Thought to have originated in the mid 19th Century on the island of Sakhalin, the tonkori arrived in what is now the main Ainu community of Hokkaido after Sakhalin was annexed by Russia after WWII. The Japanese government had previously passed an act labelling the Ainu as "former aborigines" and with Ainu culture outlawed the Ainu are now almost fully assimilated into Japanese society - in 2011 it was estimated only 300 people understood the Ainu language. “What happened to the Ainu is similar to the Aboriginies in Australia and the Native Indians in America”, says OKI “My grandfather – a bear hunter – didn’t teach Ainu culture to my father”.

“On the shore of the rippling lake, Kamui gather from near and far
And their mightiness draws us close” (Kai Kai As To)

TRACK BY TRACK (all quotes from OKI)

Drum Song is the first track on OKI’s debut album. Reggae music encouraged him to go ‘back to his roots’ to Hokkaido, and so paring this Ainu folk song with Jamaica’s Nyabinghi rhythm is his tribute to Jamaican culture.

Kai Kai As To (Rippling Lake) refers to a lake below the summit of Mount Poroshi in the Hidaka Mountain range, Kamui territory. Kamui are spirits the Ainu worship that can be bear, owl, killer whale, fire, water and sun. “In the world of the Kamui everything is opposite - Ainu believe this lake is from the ocean, with walrus, ocean fish and seaweed”.

Ainu elder musician Umeko Ando appears on four traditional songs. OKI produced two of her albums before she passed in 2004. “The recording of Iuta Upopo was quick. First I served tea to Umeko and then asked her what we should sing. She did the song in one take and then left to make dinner for her grandchildren. I had a map in my head – to mix tonkori from Sakhalin with a song from Hokkaido plus a Tuva-style throat singing rhythm and Japanese players of African percussion – make a traditional Ainu song international”

Cup Kamuy Ho is influenced by an eclipse - the Ainu thought the sun was dying - Umeko cries: “God of Sun, don’t die!”. Iso Kaari Irehte (Bear Trap Rhythm) imitates the sound of a pacing bear’s nails scraping against the cage and would be heard at a bear ceremony (the bear is the most sacred of all Kamuy spirits): “The church sing a song for Jesus, reggae sings a song for Jah, the Ainu sing a song for the bear”. Battaki (Grasshopper Dance) is about a plague of crickets. “Haroumi Hosono told me this song was interesting because Umeko’s singing is in one key and the tonkori in another.

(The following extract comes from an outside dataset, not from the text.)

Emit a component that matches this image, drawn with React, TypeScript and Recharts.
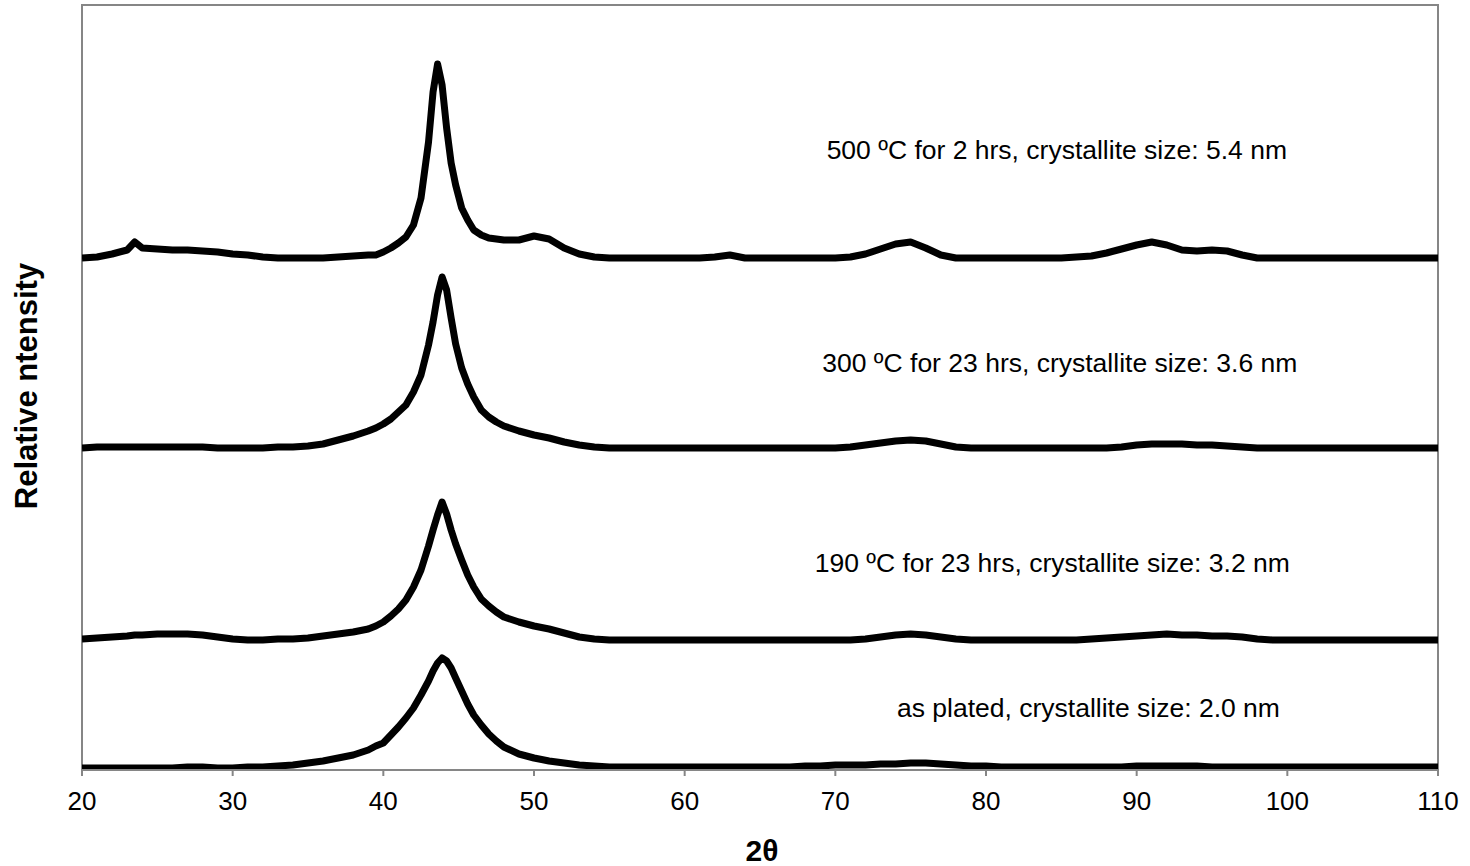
import React from 'react';
import { LineChart, Line, XAxis, YAxis, ReferenceArea, ReferenceDot } from 'recharts';

// 2θ sample positions (degrees)
const twoTheta = [
  20, 21, 22, 23, 23.5, 24, 25, 26, 27, 28, 29, 30, 31, 32, 33, 34, 35, 36, 37, 38, 39,
  39.5, 40, 40.5, 41, 41.5, 42, 42.5, 43, 43.3, 43.6, 43.9, 44.2, 44.5, 44.8, 45.2, 45.6, 46, 46.5, 47, 47.5, 48,
  49, 50, 51, 52, 53, 54, 55, 56, 57, 58,
  59, 60, 61, 62, 63, 64, 65, 66, 67, 68,
  69, 70, 71, 72, 73, 74, 75, 76, 77, 78,
  79, 80, 81, 82, 83, 84, 85, 86, 87, 88,
  89, 90, 91, 92, 93, 94, 95, 96, 97, 98,
  99, 100, 101, 102, 103, 104, 105, 106, 107, 108,
  109, 110,
];

// relative intensities (arbitrary units) for each sample
const i500 = [
  2, 3, 6, 10, 18, 12, 11, 10, 10, 9, 8, 6, 5, 3, 2, 2, 2, 2, 3, 4, 5,
  5, 8, 12, 17, 23, 35, 62, 118, 168, 196, 175, 132, 97, 75, 52, 40, 30, 25, 22, 21, 20,
  20, 24, 21, 12, 6, 3, 2, 2, 2, 2,
  2, 2, 2, 3, 5, 2, 2, 2, 2, 2,
  2, 2, 3, 6, 11, 16, 18, 12, 5, 2,
  2, 2, 2, 2, 2, 2, 2, 3, 4, 7,
  11, 15, 18, 15, 10, 9, 10, 9, 5, 2,
  2, 2, 2, 2, 2, 2, 2, 2, 2, 2,
  2, 2,
];
const i300 = [
  2, 3, 3, 3, 3, 3, 3, 3, 3, 3, 2, 2, 2, 2, 3, 3, 4, 6, 10, 14, 19,
  22, 26, 31, 38, 45, 58, 75, 105, 128, 155, 173, 160, 132, 106, 82, 66, 53, 40, 33, 28, 24,
  19, 15, 12, 8, 5, 3, 2, 2, 2, 2,
  2, 2, 2, 2, 2, 2, 2, 2, 2, 2,
  2, 2, 3, 5, 7, 9, 10, 9, 6, 3,
  2, 2, 2, 2, 2, 2, 2, 2, 2, 2,
  3, 5, 6, 6, 6, 5, 5, 4, 3, 2,
  2, 2, 2, 2, 2, 2, 2, 2, 2, 2,
  2, 2,
];
const i190 = [
  3, 4, 5, 6, 7, 7, 8, 8, 8, 7, 5, 3, 2, 2, 3, 3, 4, 6, 8, 10, 13,
  16, 20, 26, 33, 42, 55, 72, 96, 112, 127, 140, 128, 112, 98, 82, 67, 55, 43, 36, 30, 25,
  20, 16, 13, 9, 5, 3, 2, 2, 2, 2,
  2, 2, 2, 2, 2, 2, 2, 2, 2, 2,
  2, 2, 2, 3, 5, 7, 8, 7, 5, 3,
  2, 2, 2, 2, 2, 2, 2, 2, 3, 4,
  5, 6, 7, 8, 7, 7, 6, 6, 5, 3,
  2, 2, 2, 2, 2, 2, 2, 2, 2, 2,
  2, 2,
];
const iPlated = [
  1, 1, 1, 1, 1, 1, 1, 1, 2, 2, 1, 1, 2, 2, 3, 4, 6, 8, 11, 14, 19,
  23, 26, 34, 42, 51, 61, 74, 88, 98, 106, 111, 108, 101, 91, 78, 65, 54, 44, 35, 28, 22,
  15, 11, 8, 6, 4, 3, 2, 2, 2, 2,
  2, 2, 2, 2, 2, 2, 2, 2, 2, 3,
  3, 4, 4, 4, 5, 5, 6, 6, 5, 4,
  3, 3, 2, 2, 2, 2, 2, 2, 2, 2,
  2, 3, 3, 3, 3, 3, 2, 2, 2, 2,
  2, 2, 2, 2, 2, 2, 2, 2, 2, 2,
  2, 2,
];

const seriesNames = [
  '500 ºC for 2 hrs, crystallite size: 5.4 nm',
  '300 ºC for 23 hrs, crystallite size: 3.6 nm',
  '190 ºC for 23 hrs, crystallite size: 3.2 nm',
  'as plated, crystallite size: 2.0 nm',
];
const seriesIntensities = [i500, i300, i190, iPlated];
// vertical stacking offsets of each pattern
const seriesOffsets = [510, 320, 128, 1];
// label anchor positions (2θ, stacked intensity)
const labelX = [84.7, 84.9, 84.4, 86.8];
const labelY = [620, 407, 207, 62];

const xTicks = [20, 30, 40, 50, 60, 70, 80, 90, 100, 110];

const buildSeries = (vals: number[], off: number) =>
  twoTheta.map((t, i) => ({ t, v: off + vals[i] }));

const FONT = '"Liberation Sans", Arial, sans-serif';
const GRAY = '#868686';

export default function App() {
  return (
    <div style={{ position: 'absolute', left: 0, top: 0, width: 1470, height: 866, fontFamily: FONT, background: '#fff' }}>
      <LineChart width={1470} height={866} margin={{ top: 5, right: 32, bottom: 36, left: 82 }}>
        <XAxis
          dataKey="t"
          type="number"
          domain={[20, 110]}
          ticks={xTicks}
          allowDataOverflow
          height={60}
          stroke={GRAY}
          strokeWidth={2}
          tickSize={6}
          tickMargin={16}
          tick={{ fill: '#000', fontSize: 26, fontFamily: FONT }}
          tickLine={{ stroke: GRAY, strokeWidth: 2 }}
        />
        <YAxis type="number" domain={[0, 765]} hide allowDataOverflow />
        <ReferenceArea x1={20} x2={110} y1={0} y2={765} fill="none" stroke={GRAY} strokeWidth={2} fillOpacity={0} />
        {seriesIntensities.map((vals, k) => (
          <Line
            key={seriesNames[k]}
            name={seriesNames[k]}
            data={buildSeries(vals, seriesOffsets[k])}
            dataKey="v"
            type="linear"
            stroke="#000"
            strokeWidth={7}
            strokeLinejoin="round"
            dot={false}
            activeDot={false}
            isAnimationActive={false}
          />
        ))}
        {seriesNames.map((name, k) => (
          <ReferenceDot
            key={'lbl' + k}
            x={labelX[k]}
            y={labelY[k]}
            r={0}
            fill="none"
            stroke="none"
            label={{ value: name, position: 'center', fill: '#000', fontSize: 26.5, fontFamily: FONT }}
          />
        ))}
      </LineChart>
      <div
        style={{
          position: 'absolute',
          left: 762,
          top: 851,
          transform: 'translate(-50%, -50%)',
          fontWeight: 'bold',
          fontSize: 30,
          color: '#000',
          whiteSpace: 'nowrap',
        }}
      >
        2θ
      </div>
      <div
        style={{
          position: 'absolute',
          left: 27,
          top: 386,
          transform: 'translate(-50%, -50%) rotate(-90deg)',
          fontWeight: 'bold',
          fontSize: 31,
          color: '#000',
          whiteSpace: 'nowrap',
        }}
      >
        Relative ntensity
      </div>
    </div>
  );
}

As a music academic he said couldn’t make a song like this! When you listen to recording of old tonkori players, everything is out of tune, people, rhythm - it’s so free”.

Yaykatekar Dub is OKI’s adaptation of a song by Ume Nishihira, one of the last generation of tonkori players from the 20th century. Tonkori In the Moonlight and Afghan Herbal Garden are improvisations. Tonkori… was inspired by the full moon on the night of recording and the ‘beautiful’ shadows the trees cast whilst Afghan…. was recorded on a four-track cassette using a “really cheap rhythm machine” and is a prayer for Afghanistan.

The collection closes with 2 international collaborations – Oroho Raha Mokor Mokor (Sleep sleep) with Irish folk band Kila whom OKI met in Tokyo – they then invited him to Ireland in 2005 to record the album this is taken from, and Wei Ne features vocals from Hanna Alemayehu, an Ethiopian woman he met at a festival in Australia.